Now lay those numbers onto the economic situation in the company's biggest markets. France is growing at an anemic rate to say the least, Spain has 25% unemployment with no significant economic expansion in site, and Africa may be the most unstable place in the world to do business. Speaking of Africa -- if everything outside of Europe is so strong, why did the "Rest of World" segment see a 5.8% drop in revenue and a 6.5% drop in EBITDA? There may be hotspots, but the overall business stinks no matter how you look at it.

I don't care if price-to-free-cash-flow looks low right now or if the payout ratio is strong. I want to buy a strong fundamental business, especially in mobile. AT&T or Vodafone, the 45% owner of Verizon Wireless, would make my list -- but not France Telecom.

Note: I'd like to point out that a few months ago Sean and Alex both shot down an outperform on Vodafone, which has major exposure to the U.S., Germany, and India versus France and Spain for France Telecom.

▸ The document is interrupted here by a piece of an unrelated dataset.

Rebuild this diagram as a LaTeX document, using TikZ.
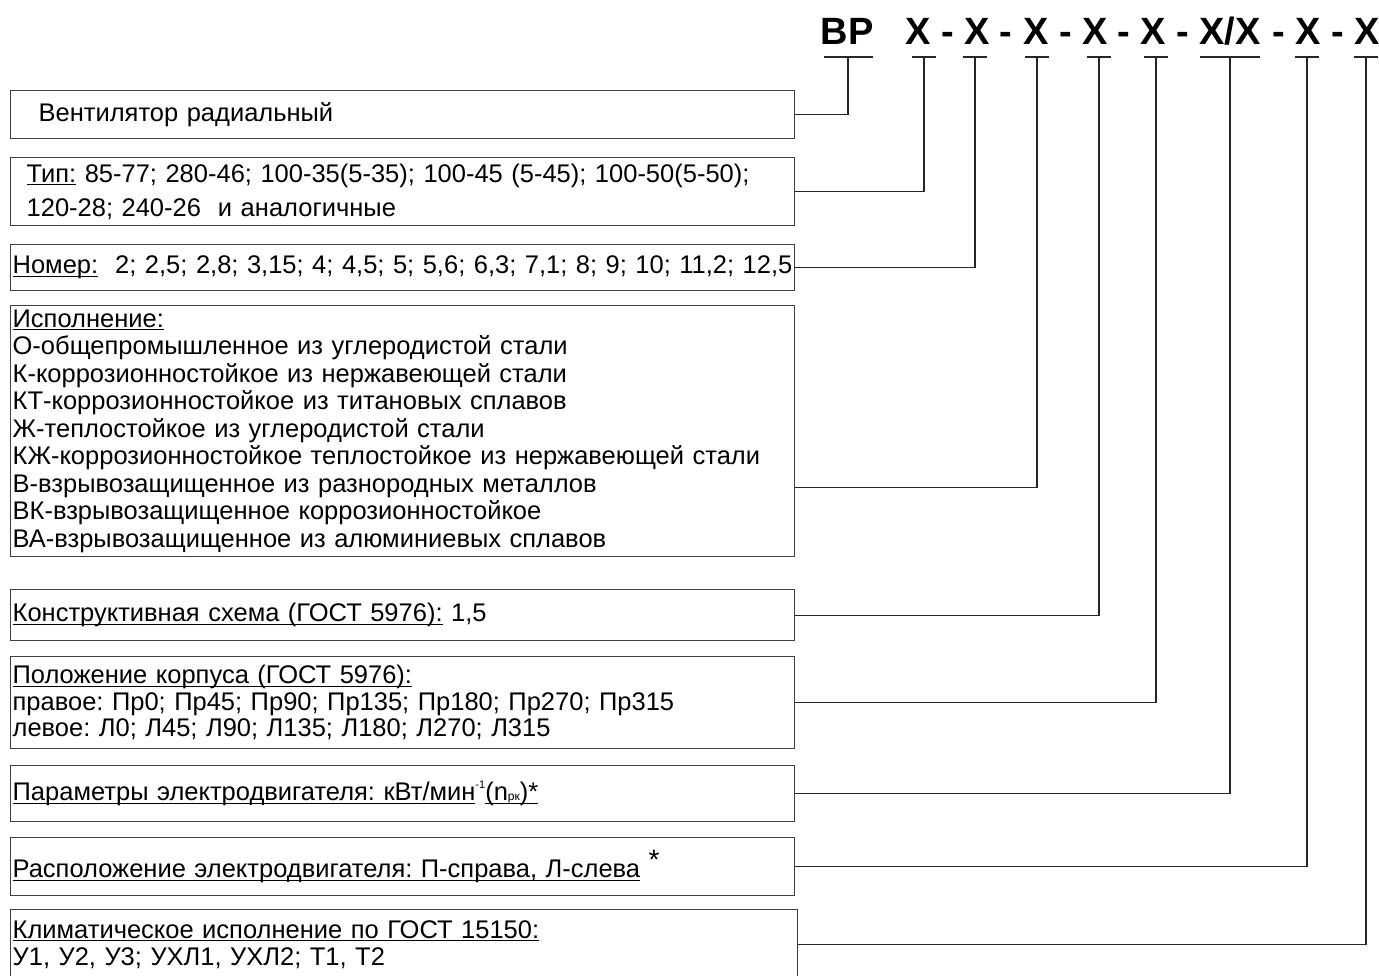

Maybe the stock will outperform if operations turn around, but given the direction things are headed for both the company and the economies it operates in, I'm not willing to take the risk. This seems like a coin flip at best. With that in mind, my opinion is that the stock has "Do Not Touch" written all over it.

The final call
Travis has some strong objections, but the two of us (Alex here) have decided that the low, low valuation and high, high dividend of France Telecom merit a closer look and an outperform call in our TMFYoungGuns CAPS portfolio today. We may have to revisit this in a few months if operations deteriorate beyond what the company expects for the current year. We've racked up 328 points in the past year by beating the indexes with smart choices, and the last thing we want is to drag that record down with an ill-considered value trap.